** START **
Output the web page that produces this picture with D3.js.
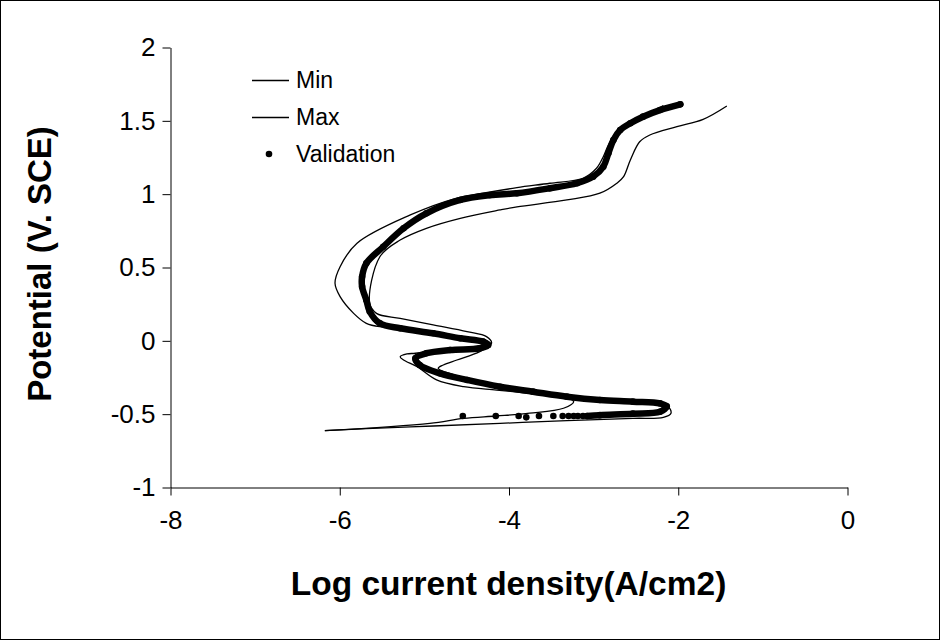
<!DOCTYPE html>
<html>
<head>
<meta charset="utf-8">
<script src="https://cdn.jsdelivr.net/npm/d3@7"></script>
<style>
  body { margin: 0; background: #fff; }
  text { font-family: "Liberation Sans", Arial, sans-serif; fill: #000; }
</style>
</head>
<body>
<div id="chart"></div>
<script>
// Data: [log current density, potential]
var minCurve = [[-6.17,-0.616],[-4.93,-0.566],[-4.53,-0.532],[-4.14,-0.516],[-3.75,-0.497],[-3.35,-0.463],
  [-3.23,-0.418],[-3.35,-0.384],[-3.75,-0.361],[-4.14,-0.339],[-4.53,-0.316],[-4.85,-0.270],[-5.08,-0.180],
  [-5.24,-0.134],[-5.28,-0.112],[-5.20,-0.093],[-5.10,-0.088],[-4.69,-0.060],[-4.34,-0.040],[-4.22,-0.022],
  [-4.28,0.0],[-4.57,0.026],[-4.89,0.060],[-5.28,0.088],[-5.52,0.093],[-5.68,0.116],[-5.83,0.184],
  [-5.99,0.298],[-6.05,0.389],[-5.99,0.502],[-5.79,0.662],[-5.16,0.855],[-4.63,0.967],[-4.30,1.003],
  [-3.90,1.041],[-3.51,1.071],[-3.12,1.105],[-2.96,1.173],[-2.88,1.252],[-2.82,1.332],[-2.72,1.422],
  [-2.56,1.480],[-2.37,1.536],[-2.17,1.60]];

var maxCurve = [[-6.17,-0.616],[-5.68,-0.602],[-4.89,-0.584],[-4.10,-0.566],[-3.31,-0.548],[-2.53,-0.532],
  [-2.17,-0.525],[-2.08,-0.497],[-2.12,-0.448],[-2.21,-0.424],[-2.53,-0.41],[-2.92,-0.40],[-3.31,-0.376],
  [-3.71,-0.343],[-4.10,-0.308],[-4.49,-0.260],[-4.83,-0.191],[-4.77,-0.168],[-4.61,-0.134],[-4.34,-0.077],
  [-4.20,-0.020],[-4.26,0.025],[-4.49,0.059],[-4.89,0.105],[-5.28,0.150],[-5.56,0.184],[-5.64,0.253],
  [-5.52,0.570],[-5.28,0.684],[-4.97,0.764],[-4.57,0.832],[-4.10,0.889],[-3.90,0.910],[-3.31,0.957],
  [-2.92,1.003],[-2.72,1.071],[-2.64,1.116],[-2.56,1.230],[-2.45,1.354],[-2.33,1.400],[-2.01,1.457],
  [-1.70,1.507],[-1.42,1.598]];

// validation: isolated points at the start, then the dense trace
var validationDots = [[-4.54,-0.516],[-4.15,-0.516],[-3.88,-0.516],[-3.79,-0.525],[-3.64,-0.516],
  [-3.47,-0.516],[-3.36,-0.516],[-3.29,-0.516],[-3.23,-0.516],[-3.18,-0.516],[-3.12,-0.516]];

var validationTrace = [[-3.07,-0.516],[-2.92,-0.51],[-2.53,-0.50],[-2.21,-0.487],[-2.13,-0.45],[-2.21,-0.43],
  [-2.53,-0.418],[-2.92,-0.407],[-3.31,-0.384],[-3.71,-0.350],[-4.10,-0.316],[-4.49,-0.270],[-4.81,-0.225],
  [-5.05,-0.168],[-5.10,-0.123],[-4.97,-0.088],[-4.69,-0.066],[-4.34,-0.054],[-4.24,-0.032],[-4.30,-0.009],
  [-4.57,0.014],[-4.89,0.048],[-5.28,0.082],[-5.52,0.116],[-5.64,0.197],[-5.68,0.275],[-5.73,0.366],
  [-5.73,0.434],[-5.68,0.525],[-5.48,0.638],[-5.24,0.764],[-4.97,0.866],[-4.57,0.957],[-4.22,0.99],
  [-3.90,1.003],[-3.51,1.037],[-3.19,1.071],[-3.00,1.116],[-2.88,1.184],[-2.82,1.275],[-2.76,1.366],
  [-2.68,1.434],[-2.56,1.480],[-2.41,1.525],[-2.21,1.570],[-1.97,1.609]];

var xTicks = [-8, -6, -4, -2, 0];
var yTicks = [-1, -0.5, 0, 0.5, 1, 1.5, 2];
var legendLabels = ["Min", "Max", "Validation"];

var svgWidth = 940;
var svgHeight = 640;

var margin = {
  top: 47,
  right: 93,
  bottom: 153,
  left: 170
};

var width = svgWidth - margin.left - margin.right;
var height = svgHeight - margin.top - margin.bottom;

var svg = d3.select("#chart")
  .append("svg")
  .attr("width", svgWidth)
  .attr("height", svgHeight);

// outer frame
svg.append("rect")
  .attr("x", 0.5)
  .attr("y", 0.5)
  .attr("width", svgWidth - 1)
  .attr("height", svgHeight - 1)
  .attr("fill", "#fff")
  .attr("stroke", "#000");

var chartGroup = svg.append("g")
  .attr("transform", `translate(${margin.left}, ${margin.top})`);

//Scale
var xLinearScale = d3.scaleLinear()
  .domain([-8, 0])
  .range([0, width]);

var yLinearScale = d3.scaleLinear()
  .domain([-1, 2])
  .range([height, 0]);

//Axis
var bottomAxis = d3.axisBottom(xLinearScale)
  .tickValues(xTicks)
  .tickSize(8)
  .tickSizeOuter(0)
  .tickPadding(15)
  .tickFormat(d => String(d));

var leftAxis = d3.axisLeft(yLinearScale)
  .tickValues(yTicks)
  .tickSize(8)
  .tickSizeOuter(0)
  .tickPadding(7)
  .tickFormat(d => String(d));

var xAxisG = chartGroup.append("g")
  .attr("transform", `translate(0.5, ${height + 0.5})`)
  .call(bottomAxis);

var yAxisG = chartGroup.append("g")
  .attr("transform", "translate(0.5, 0.5)")
  .call(leftAxis);

[xAxisG, yAxisG].forEach(function (g) {
  g.selectAll("path, line").attr("stroke", "#000").attr("stroke-width", 1);
  g.selectAll("text")
    .style("font-family", "'Liberation Sans', Arial, sans-serif")
    .style("font-size", "26px")
    .attr("fill", "#000");
});

//Lines
var line = d3.line()
  .x(d => xLinearScale(d[0]))
  .y(d => yLinearScale(d[1]))
  .curve(d3.curveCatmullRom.alpha(0.5));

[minCurve, maxCurve].forEach(function (c) {
  chartGroup.append("path")
    .datum(c)
    .attr("d", line)
    .attr("fill", "none")
    .attr("stroke", "#000")
    .attr("stroke-width", 1.3);
});

//Marks
chartGroup.append("path")
  .datum(validationTrace)
  .attr("d", line)
  .attr("fill", "none")
  .attr("stroke", "#000")
  .attr("stroke-width", 6.5)
  .attr("stroke-linecap", "round")
  .attr("stroke-linejoin", "round");

chartGroup.selectAll(".vdot")
  .data(validationDots.concat(validationTrace))
  .enter()
  .append("circle")
  .attr("class", "vdot")
  .attr("cx", d => xLinearScale(d[0]))
  .attr("cy", d => yLinearScale(d[1]))
  .attr("r", 3.3)
  .attr("fill", "#000");

//Legend
var legend = svg.append("g")
  .attr("transform", "translate(252, 80)");

legendLabels.forEach(function (label, i) {
  var row = legend.append("g")
    .attr("transform", `translate(0, ${i * 37})`);
  if (i < 2) {
    row.append("line")
      .attr("x1", 0)
      .attr("x2", 37)
      .attr("y1", 0.5)
      .attr("y2", 0.5)
      .attr("stroke", "#000")
      .attr("stroke-width", 1.3);
  } else {
    row.append("circle")
      .attr("cx", 17)
      .attr("cy", 0)
      .attr("r", 3.3)
      .attr("fill", "#000");
  }
  row.append("text")
    .attr("x", 44)
    .attr("y", 0)
    .attr("dy", "0.35em")
    .style("font-size", "23px")
    .text(label);
});

//Labels
chartGroup.append("text")
  .attr("transform", "rotate(-90)")
  .attr("y", 0 - margin.left + 39)
  .attr("x", 0 - (height / 2) + 3)
  .attr("dy", "0.35em")
  .attr("text-anchor", "middle")
  .style("font-weight", "bold")
  .style("font-size", "33px")
  .text("Potential (V. SCE)");

chartGroup.append("text")
  .attr("transform", `translate(${width / 2}, ${height + 96})`)
  .attr("dy", "0.35em")
  .attr("text-anchor", "middle")
  .style("font-weight", "bold")
  .style("font-size", "33.5px")
  .text("Log current density(A/cm2)");
</script>
</body>
</html>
** END **
The answer is one number: how many lines of the material above contain "picture".

**Answer to this exercise:** 1